** Start PROVIDED INFORMATION **

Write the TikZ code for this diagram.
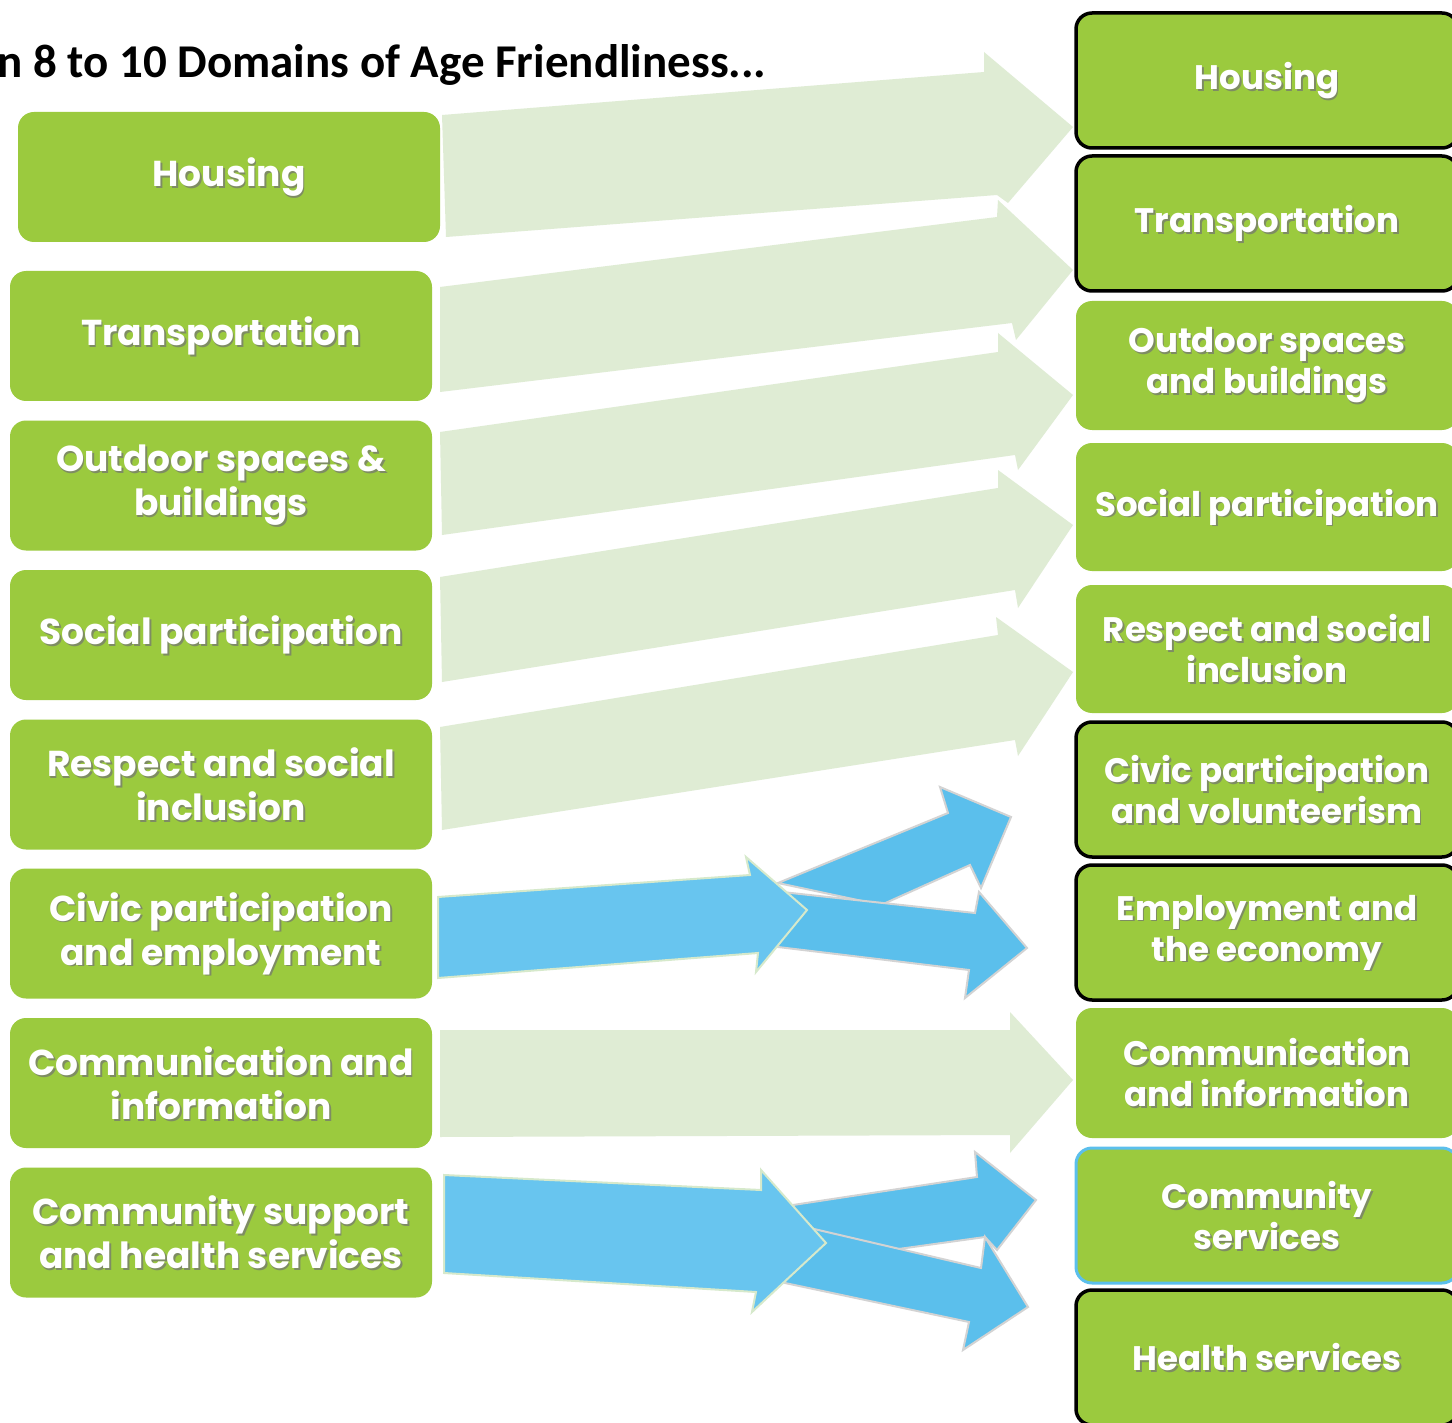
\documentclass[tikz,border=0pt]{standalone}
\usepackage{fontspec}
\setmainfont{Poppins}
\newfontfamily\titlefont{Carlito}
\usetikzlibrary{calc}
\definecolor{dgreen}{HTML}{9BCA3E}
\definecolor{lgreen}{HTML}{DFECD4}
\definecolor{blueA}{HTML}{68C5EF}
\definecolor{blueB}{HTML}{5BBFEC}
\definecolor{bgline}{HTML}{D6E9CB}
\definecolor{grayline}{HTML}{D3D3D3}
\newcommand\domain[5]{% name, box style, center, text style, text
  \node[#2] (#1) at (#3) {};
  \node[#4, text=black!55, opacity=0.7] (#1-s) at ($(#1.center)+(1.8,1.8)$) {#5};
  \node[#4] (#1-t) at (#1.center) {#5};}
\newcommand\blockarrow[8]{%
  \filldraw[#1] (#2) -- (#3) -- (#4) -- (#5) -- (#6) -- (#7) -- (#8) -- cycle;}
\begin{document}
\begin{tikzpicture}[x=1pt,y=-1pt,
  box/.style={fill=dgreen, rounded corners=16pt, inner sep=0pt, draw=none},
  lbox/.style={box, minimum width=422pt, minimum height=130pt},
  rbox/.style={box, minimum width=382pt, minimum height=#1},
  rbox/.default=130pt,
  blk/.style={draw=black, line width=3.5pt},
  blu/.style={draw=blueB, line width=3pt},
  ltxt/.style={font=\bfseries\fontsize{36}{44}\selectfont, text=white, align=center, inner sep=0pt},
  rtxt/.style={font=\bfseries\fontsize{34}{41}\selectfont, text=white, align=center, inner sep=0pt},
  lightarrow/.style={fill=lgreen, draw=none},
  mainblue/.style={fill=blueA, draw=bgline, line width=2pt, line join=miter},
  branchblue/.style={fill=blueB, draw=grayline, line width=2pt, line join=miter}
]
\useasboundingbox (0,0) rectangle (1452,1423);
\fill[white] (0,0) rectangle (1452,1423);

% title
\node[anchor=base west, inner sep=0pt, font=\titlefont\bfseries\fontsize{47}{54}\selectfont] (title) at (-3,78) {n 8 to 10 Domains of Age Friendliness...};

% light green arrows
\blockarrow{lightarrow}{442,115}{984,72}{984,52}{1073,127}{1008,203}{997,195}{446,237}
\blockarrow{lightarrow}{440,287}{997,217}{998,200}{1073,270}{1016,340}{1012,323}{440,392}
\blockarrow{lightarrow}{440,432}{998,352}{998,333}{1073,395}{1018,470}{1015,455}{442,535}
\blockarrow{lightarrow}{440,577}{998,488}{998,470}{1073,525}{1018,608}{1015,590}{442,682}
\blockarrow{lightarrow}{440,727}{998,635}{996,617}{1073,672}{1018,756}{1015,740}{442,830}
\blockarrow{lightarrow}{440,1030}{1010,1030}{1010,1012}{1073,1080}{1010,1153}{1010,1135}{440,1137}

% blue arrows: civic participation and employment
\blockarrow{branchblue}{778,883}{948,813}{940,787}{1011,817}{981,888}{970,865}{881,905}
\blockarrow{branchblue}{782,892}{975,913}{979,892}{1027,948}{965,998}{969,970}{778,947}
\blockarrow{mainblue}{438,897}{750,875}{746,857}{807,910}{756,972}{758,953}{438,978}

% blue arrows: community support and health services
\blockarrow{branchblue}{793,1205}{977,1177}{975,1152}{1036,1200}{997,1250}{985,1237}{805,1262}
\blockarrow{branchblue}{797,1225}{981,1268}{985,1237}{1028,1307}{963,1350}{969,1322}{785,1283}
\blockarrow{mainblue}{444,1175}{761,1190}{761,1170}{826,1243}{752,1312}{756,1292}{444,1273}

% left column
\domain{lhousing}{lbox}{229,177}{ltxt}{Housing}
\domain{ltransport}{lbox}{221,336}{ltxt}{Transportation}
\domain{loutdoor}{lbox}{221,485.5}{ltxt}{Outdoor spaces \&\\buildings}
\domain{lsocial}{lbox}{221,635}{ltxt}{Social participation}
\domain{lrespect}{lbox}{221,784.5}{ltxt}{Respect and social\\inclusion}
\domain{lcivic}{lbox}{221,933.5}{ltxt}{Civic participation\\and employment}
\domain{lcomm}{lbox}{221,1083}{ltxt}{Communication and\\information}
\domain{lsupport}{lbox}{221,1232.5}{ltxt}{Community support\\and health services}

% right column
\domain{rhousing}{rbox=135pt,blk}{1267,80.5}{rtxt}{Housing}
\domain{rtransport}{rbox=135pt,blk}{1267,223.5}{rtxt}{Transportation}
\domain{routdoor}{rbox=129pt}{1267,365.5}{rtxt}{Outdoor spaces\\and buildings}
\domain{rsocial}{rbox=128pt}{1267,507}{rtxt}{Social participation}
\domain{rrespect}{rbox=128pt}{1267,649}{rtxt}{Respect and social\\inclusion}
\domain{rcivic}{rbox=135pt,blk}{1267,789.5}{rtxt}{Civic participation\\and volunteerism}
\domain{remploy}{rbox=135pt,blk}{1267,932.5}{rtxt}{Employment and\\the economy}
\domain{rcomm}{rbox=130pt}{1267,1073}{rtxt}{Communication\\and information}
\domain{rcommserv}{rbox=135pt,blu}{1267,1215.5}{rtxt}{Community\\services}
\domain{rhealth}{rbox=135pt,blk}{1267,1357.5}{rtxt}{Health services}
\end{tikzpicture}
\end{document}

** End PROVIDED INFORMATION **
** Start PROVIDED INFORMATION **

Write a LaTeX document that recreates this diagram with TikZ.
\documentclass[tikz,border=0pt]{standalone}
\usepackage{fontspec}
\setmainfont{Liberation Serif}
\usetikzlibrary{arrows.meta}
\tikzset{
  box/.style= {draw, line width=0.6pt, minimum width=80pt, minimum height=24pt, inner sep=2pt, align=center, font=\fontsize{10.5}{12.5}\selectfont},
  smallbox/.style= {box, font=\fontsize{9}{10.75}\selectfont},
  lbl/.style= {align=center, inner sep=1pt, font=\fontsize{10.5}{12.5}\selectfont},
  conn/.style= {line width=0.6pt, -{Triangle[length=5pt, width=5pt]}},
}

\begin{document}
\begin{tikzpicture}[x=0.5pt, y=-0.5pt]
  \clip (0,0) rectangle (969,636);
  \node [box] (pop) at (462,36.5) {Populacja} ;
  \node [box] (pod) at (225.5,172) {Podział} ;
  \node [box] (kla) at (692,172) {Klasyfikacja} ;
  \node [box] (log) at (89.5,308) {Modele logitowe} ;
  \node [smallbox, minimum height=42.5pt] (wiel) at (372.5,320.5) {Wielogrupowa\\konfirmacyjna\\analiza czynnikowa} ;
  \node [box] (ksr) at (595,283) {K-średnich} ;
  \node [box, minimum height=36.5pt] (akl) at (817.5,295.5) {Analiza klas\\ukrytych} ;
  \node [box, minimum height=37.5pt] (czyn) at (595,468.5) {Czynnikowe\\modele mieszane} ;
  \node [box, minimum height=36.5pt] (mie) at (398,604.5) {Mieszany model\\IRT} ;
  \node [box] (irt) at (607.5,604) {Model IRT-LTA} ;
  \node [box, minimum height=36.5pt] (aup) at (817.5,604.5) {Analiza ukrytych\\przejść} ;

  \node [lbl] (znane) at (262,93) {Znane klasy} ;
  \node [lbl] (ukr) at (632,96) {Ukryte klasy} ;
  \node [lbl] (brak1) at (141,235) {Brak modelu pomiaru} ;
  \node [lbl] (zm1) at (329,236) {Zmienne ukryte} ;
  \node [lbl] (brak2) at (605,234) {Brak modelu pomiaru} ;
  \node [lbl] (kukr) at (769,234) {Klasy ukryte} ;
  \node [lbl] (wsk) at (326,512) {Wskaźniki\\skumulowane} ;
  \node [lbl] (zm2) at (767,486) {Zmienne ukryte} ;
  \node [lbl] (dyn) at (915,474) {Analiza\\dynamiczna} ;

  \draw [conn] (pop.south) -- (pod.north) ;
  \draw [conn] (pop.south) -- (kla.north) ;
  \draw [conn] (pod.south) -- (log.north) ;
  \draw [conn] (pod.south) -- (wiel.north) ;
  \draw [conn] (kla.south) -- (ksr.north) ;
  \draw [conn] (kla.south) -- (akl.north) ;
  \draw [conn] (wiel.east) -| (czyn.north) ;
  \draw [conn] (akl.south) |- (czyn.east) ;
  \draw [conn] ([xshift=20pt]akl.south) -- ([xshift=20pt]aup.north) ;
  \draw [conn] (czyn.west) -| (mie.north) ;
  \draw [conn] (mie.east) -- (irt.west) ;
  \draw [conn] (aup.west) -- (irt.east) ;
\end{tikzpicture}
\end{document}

** End PROVIDED INFORMATION **

From the records above, give again exactly the lines running from the line with "Write a LaTeX" to the line with "[lbl] (dyn) at", inclusive.

## [WRITTEN REPLY]
Write a LaTeX document that recreates this diagram with TikZ.
\documentclass[tikz,border=0pt]{standalone}
\usepackage{fontspec}
\setmainfont{Liberation Serif}
\usetikzlibrary{arrows.meta}
\tikzset{
  box/.style= {draw, line width=0.6pt, minimum width=80pt, minimum height=24pt, inner sep=2pt, align=center, font=\fontsize{10.5}{12.5}\selectfont},
  smallbox/.style= {box, font=\fontsize{9}{10.75}\selectfont},
  lbl/.style= {align=center, inner sep=1pt, font=\fontsize{10.5}{12.5}\selectfont},
  conn/.style= {line width=0.6pt, -{Triangle[length=5pt, width=5pt]}},
}

\begin{document}
\begin{tikzpicture}[x=0.5pt, y=-0.5pt]
  \clip (0,0) rectangle (969,636);
  \node [box] (pop) at (462,36.5) {Populacja} ;
  \node [box] (pod) at (225.5,172) {Podział} ;
  \node [box] (kla) at (692,172) {Klasyfikacja} ;
  \node [box] (log) at (89.5,308) {Modele logitowe} ;
  \node [smallbox, minimum height=42.5pt] (wiel) at (372.5,320.5) {Wielogrupowa\\konfirmacyjna\\analiza czynnikowa} ;
  \node [box] (ksr) at (595,283) {K-średnich} ;
  \node [box, minimum height=36.5pt] (akl) at (817.5,295.5) {Analiza klas\\ukrytych} ;
  \node [box, minimum height=37.5pt] (czyn) at (595,468.5) {Czynnikowe\\modele mieszane} ;
  \node [box, minimum height=36.5pt] (mie) at (398,604.5) {Mieszany model\\IRT} ;
  \node [box] (irt) at (607.5,604) {Model IRT-LTA} ;
  \node [box, minimum height=36.5pt] (aup) at (817.5,604.5) {Analiza ukrytych\\przejść} ;

  \node [lbl] (znane) at (262,93) {Znane klasy} ;
  \node [lbl] (ukr) at (632,96) {Ukryte klasy} ;
  \node [lbl] (brak1) at (141,235) {Brak modelu pomiaru} ;
  \node [lbl] (zm1) at (329,236) {Zmienne ukryte} ;
  \node [lbl] (brak2) at (605,234) {Brak modelu pomiaru} ;
  \node [lbl] (kukr) at (769,234) {Klasy ukryte} ;
  \node [lbl] (wsk) at (326,512) {Wskaźniki\\skumulowane} ;
  \node [lbl] (zm2) at (767,486) {Zmienne ukryte} ;
  \node [lbl] (dyn) at (915,474) {Analiza\\dynamiczna} ;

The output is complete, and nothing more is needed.